Yacouba Koundaba qui s’est établi à Arbinda sont de ceux-là et n’a plus remis les pieds dans son Koutougou natal. Les années passent, mais sa douleur est encore intacte. Il se souvient encore de ce jour fatal comme si c’était hier.

 « Ils sont venus vers 8 heures et ont commencé à tirer. Il y a eu deux morts ce jour-là. Nous nous sommes réfugiés sur une colline où nous avons fait deux jours, espérant l’arrivée de l’armée. Mais nous ne savions pas en ce temps que le détachement était parti après l’attaque de leur camp. Nous avons appelé à l’aide Arbinda qui a promis de venir. Nous étions dans cet espoir quand les terroristes sont revenus nous attaquer une deuxième fois. Deux personnes ont encore été tuées. Nous avons compris qu’après cela nous ne pouvions plus rester à Koutougou. Ce fut le sauve-qui-peut. Sachant que c’étaient les personnes du sexe mal qui étaient visées, nous avons abandonné femmes et enfants, personnes âgées et malades pour nous réfugier dans la brousse. Comme on était en saison pluvieuse, il y avait suffisamment de hautes herbes pour protéger notre progression. Certains ont mis cinq jours à atteindre Arbinda. D’autres, moins rapides, deux semaines pour parcourir les 45 km. Ce sont les VDP et les FDS qui sont allés chercher certains dans la brousse pour les ramener. C’était effroyable ce que nous avons vécu. Je ne me rappelle plus exactement, mais deux ou trois femmes ont, dans cette fuite accouché, quatre enfants épuisés par la marche ont rendu l’âme à leur arrivée à Arbinda ».

LCK

 

Encadré 3 : Hama, une victime de la double furie

 

Hama, un conseiller fugitif, est une âme errante dans les artères de Dori.
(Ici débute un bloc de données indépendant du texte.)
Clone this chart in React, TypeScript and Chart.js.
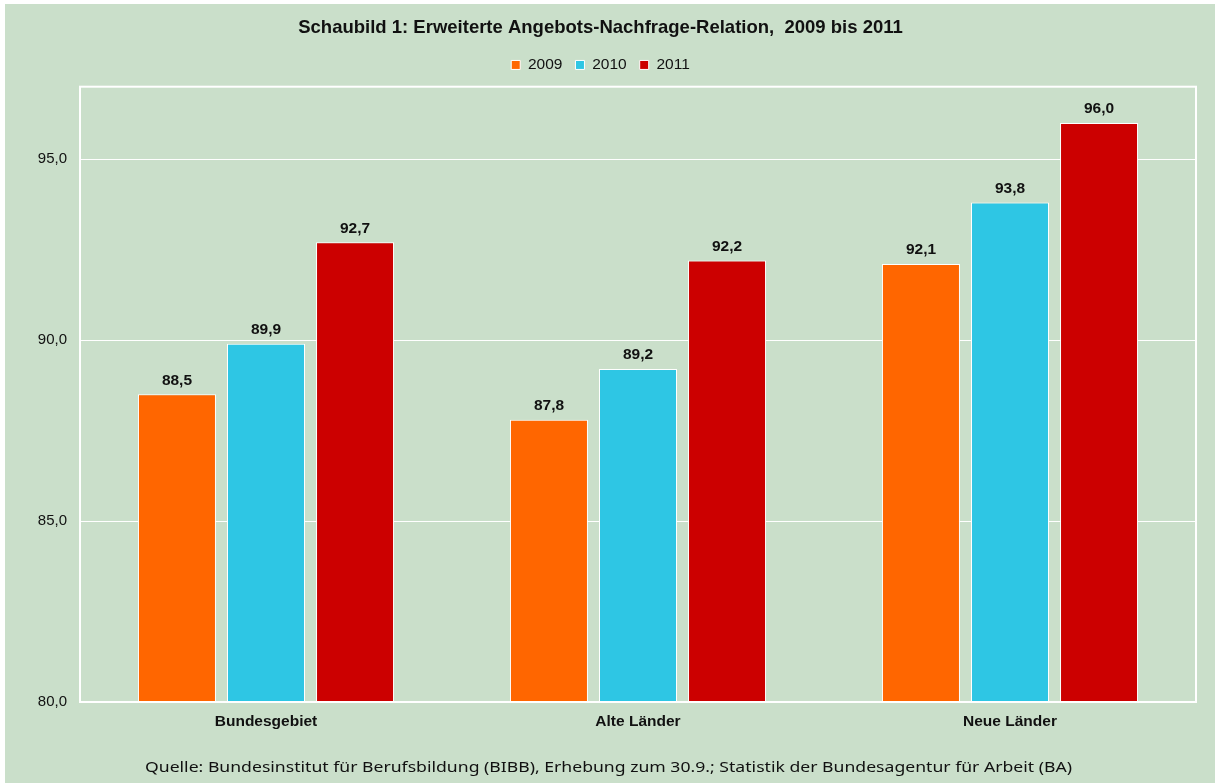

Toujours dans son long tricot qui pend légèrement en dessous de ses genoux, il multiplie les rendez-vous avec un agent municipal pour se faire établir un extrait d’acte de naissance dans le but de renouveler sa pièce d’identité arrivée à expiration. Aujourd’hui il inspire la pitié à tous ceux qui l’ont connu bien avant la crise sécuritaire. A sa vue, tous poussent un soupir suivi de l’exclamation « Dunia ».  D’une silhouette fantomatique, Hama évite d’aborder le sujet.

Son village, du nom de Bamguel Baguel, sur la route de Gorom a été à plusieurs reprises la cible des terroristes. Etant un élu local et sachant que cinq conseillers ont été victimes d’attaques ciblées, il se déplace dans les encablures d’Arbinda dans un village du nom de Diamkolga. Fuyant toujours les menaces terroristes, il se réfugie à Arbinda dans la cour d’un autre conseiller. Après l’attaque du 4 avril 2019 qui a coûté la vie au guide religieux du nom de Youssouf Ouérémi et qui a dégénéré en conflit communautaire, il était devenu, comme tous les autres membres de la communauté peule, indésirable à Arbinda. Sa maison est partie en flammes avec tout son contenu. S’il est encore en vie, il le doit à son tuteur, qui a refusé qu’on attente à son intégrité physique. Pris entre le marteau et l’enclume, il s’est exilé à Dori.